■ Data excerpts:
════

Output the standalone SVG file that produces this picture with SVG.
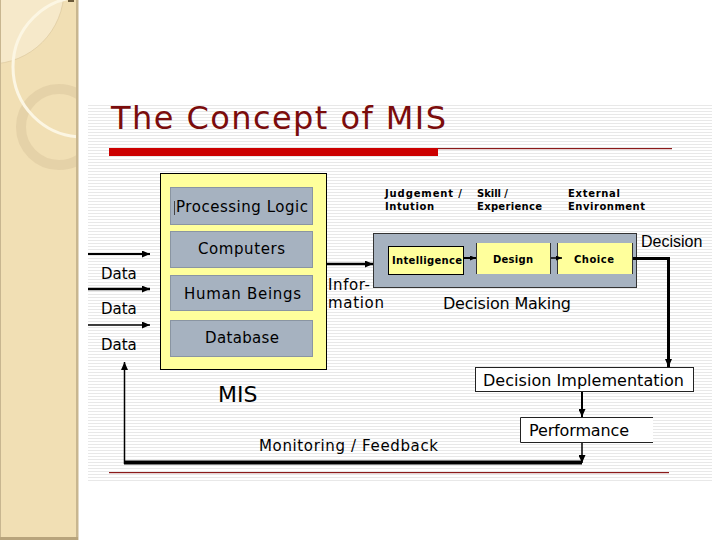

════

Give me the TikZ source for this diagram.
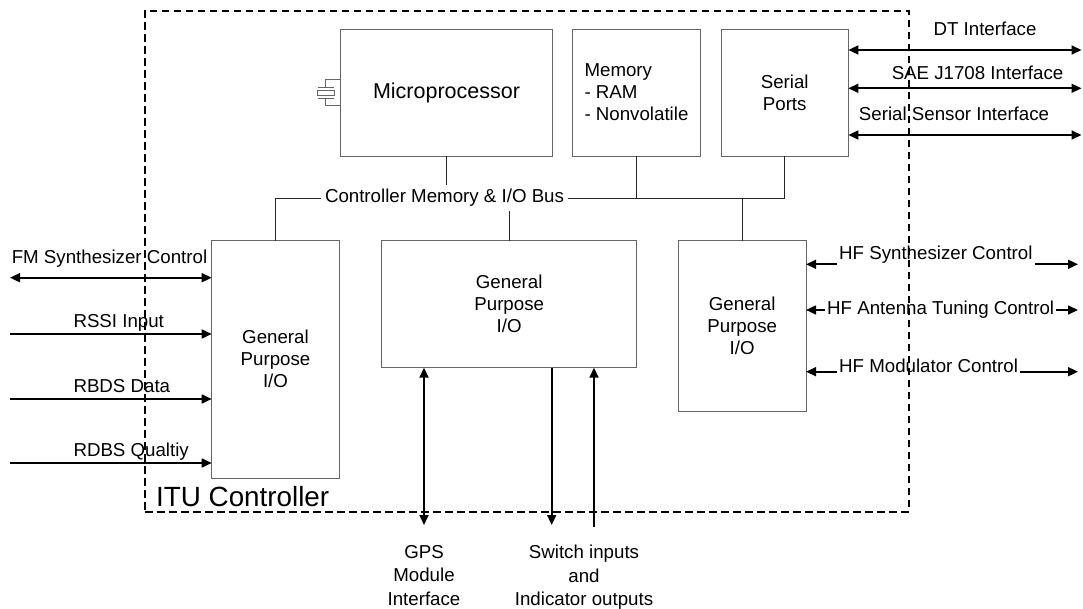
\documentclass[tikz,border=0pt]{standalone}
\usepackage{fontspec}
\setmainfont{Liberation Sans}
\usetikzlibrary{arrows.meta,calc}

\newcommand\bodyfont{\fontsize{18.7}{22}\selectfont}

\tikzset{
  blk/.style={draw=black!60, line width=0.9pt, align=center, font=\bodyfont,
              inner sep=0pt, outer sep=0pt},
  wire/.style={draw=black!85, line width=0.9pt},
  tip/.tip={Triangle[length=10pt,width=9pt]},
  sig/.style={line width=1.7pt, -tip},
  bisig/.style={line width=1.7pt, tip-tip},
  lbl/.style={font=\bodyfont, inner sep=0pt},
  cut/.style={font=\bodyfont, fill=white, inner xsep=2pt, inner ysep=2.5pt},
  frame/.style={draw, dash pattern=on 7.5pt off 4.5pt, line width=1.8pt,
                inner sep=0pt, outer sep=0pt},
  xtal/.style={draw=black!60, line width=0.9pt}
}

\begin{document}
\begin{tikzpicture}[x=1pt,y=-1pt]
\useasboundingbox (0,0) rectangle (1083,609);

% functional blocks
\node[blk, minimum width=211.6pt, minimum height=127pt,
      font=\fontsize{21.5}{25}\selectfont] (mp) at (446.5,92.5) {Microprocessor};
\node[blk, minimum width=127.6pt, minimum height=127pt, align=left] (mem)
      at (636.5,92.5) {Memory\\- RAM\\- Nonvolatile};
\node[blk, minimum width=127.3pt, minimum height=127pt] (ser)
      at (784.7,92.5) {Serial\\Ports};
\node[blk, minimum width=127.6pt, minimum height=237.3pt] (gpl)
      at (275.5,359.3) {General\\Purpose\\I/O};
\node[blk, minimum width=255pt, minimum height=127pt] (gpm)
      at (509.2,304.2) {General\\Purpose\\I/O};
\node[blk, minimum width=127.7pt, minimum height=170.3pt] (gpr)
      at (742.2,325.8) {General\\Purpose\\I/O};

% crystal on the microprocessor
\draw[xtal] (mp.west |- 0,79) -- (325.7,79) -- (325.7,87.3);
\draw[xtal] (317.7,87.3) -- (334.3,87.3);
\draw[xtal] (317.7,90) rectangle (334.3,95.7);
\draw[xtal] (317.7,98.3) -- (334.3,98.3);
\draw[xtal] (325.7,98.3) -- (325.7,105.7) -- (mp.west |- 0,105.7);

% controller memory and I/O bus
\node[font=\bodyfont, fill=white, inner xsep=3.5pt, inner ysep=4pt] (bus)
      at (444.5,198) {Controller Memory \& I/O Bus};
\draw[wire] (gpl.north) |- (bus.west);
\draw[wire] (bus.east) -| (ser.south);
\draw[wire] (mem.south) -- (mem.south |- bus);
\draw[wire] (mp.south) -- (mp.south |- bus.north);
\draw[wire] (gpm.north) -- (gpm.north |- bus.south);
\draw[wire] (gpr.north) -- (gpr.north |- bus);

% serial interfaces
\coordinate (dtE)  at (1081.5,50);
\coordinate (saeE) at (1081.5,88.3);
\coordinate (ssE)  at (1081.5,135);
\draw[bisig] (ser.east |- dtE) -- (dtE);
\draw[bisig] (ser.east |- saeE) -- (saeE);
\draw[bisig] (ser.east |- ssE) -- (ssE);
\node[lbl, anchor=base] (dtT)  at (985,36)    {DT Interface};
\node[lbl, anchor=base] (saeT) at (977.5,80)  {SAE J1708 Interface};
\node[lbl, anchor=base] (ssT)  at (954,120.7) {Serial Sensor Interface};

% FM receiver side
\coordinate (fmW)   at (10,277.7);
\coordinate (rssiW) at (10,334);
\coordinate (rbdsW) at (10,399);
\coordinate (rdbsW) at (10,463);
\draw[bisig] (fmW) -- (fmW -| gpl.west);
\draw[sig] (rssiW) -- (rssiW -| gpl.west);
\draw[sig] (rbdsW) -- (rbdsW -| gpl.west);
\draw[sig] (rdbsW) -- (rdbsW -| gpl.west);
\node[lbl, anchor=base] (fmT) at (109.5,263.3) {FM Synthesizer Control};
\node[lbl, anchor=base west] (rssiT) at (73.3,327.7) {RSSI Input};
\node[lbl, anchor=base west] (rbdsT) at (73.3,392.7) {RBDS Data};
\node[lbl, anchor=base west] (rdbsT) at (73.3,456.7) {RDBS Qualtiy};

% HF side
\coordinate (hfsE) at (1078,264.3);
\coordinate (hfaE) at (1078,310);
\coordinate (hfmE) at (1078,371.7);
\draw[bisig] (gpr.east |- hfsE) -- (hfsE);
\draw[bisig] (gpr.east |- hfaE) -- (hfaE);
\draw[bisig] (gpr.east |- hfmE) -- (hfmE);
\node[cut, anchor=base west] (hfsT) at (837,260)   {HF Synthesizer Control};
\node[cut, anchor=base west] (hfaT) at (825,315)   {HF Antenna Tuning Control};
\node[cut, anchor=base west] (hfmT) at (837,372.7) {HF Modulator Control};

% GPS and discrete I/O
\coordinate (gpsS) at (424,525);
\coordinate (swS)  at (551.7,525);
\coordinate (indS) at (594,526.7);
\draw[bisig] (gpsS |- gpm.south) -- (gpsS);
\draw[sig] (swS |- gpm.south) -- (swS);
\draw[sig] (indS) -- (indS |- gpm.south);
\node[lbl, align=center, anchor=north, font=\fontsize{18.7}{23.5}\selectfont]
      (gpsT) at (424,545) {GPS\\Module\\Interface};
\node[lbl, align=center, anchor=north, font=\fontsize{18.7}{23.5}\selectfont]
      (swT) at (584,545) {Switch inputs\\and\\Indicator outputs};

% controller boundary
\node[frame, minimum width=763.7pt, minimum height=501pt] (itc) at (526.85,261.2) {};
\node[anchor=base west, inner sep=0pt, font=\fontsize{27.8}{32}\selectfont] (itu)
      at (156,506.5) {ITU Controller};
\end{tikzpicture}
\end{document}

════

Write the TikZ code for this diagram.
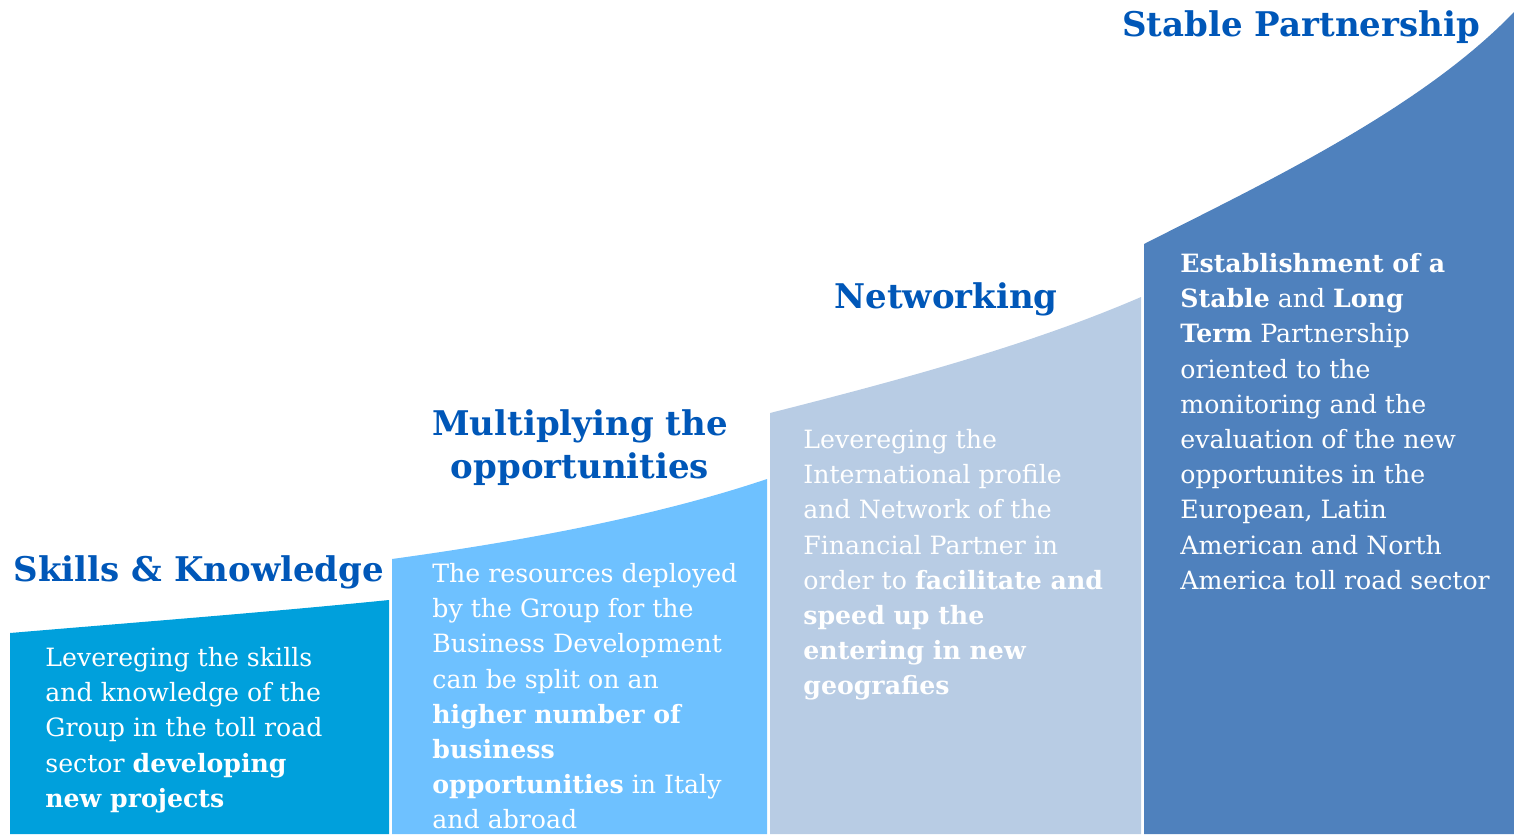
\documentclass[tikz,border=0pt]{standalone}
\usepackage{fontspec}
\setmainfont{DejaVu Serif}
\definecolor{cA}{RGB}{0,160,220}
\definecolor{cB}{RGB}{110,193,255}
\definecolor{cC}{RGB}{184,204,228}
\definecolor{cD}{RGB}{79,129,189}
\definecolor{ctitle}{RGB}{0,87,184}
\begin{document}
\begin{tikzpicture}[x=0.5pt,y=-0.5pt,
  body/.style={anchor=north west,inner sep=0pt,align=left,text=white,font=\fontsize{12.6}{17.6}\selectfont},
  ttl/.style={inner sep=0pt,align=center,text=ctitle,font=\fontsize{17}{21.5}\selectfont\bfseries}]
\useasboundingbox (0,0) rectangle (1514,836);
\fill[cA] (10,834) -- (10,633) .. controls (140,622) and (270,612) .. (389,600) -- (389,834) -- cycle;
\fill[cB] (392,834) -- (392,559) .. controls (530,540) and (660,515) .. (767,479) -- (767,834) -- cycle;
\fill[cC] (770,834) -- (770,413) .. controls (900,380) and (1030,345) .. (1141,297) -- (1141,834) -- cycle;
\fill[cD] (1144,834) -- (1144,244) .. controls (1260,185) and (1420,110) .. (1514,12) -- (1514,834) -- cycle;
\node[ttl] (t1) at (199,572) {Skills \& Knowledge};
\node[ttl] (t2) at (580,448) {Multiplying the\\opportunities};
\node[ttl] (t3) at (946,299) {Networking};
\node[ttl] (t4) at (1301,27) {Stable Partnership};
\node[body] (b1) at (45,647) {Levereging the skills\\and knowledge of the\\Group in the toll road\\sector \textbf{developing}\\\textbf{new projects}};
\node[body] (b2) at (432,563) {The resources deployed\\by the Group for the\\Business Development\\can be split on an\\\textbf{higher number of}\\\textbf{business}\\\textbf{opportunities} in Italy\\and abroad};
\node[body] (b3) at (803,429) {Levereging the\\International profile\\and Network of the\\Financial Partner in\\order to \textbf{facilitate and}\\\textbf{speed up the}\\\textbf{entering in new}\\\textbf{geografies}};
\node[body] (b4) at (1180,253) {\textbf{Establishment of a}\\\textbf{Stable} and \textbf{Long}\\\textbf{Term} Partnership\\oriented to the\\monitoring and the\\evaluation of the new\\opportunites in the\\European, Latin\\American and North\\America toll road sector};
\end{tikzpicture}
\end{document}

════

■ What is being asked: Which lines hold the string "diagram"? List them all.

■ Response below:
Give me the TikZ source for this diagram.
Write the TikZ code for this diagram.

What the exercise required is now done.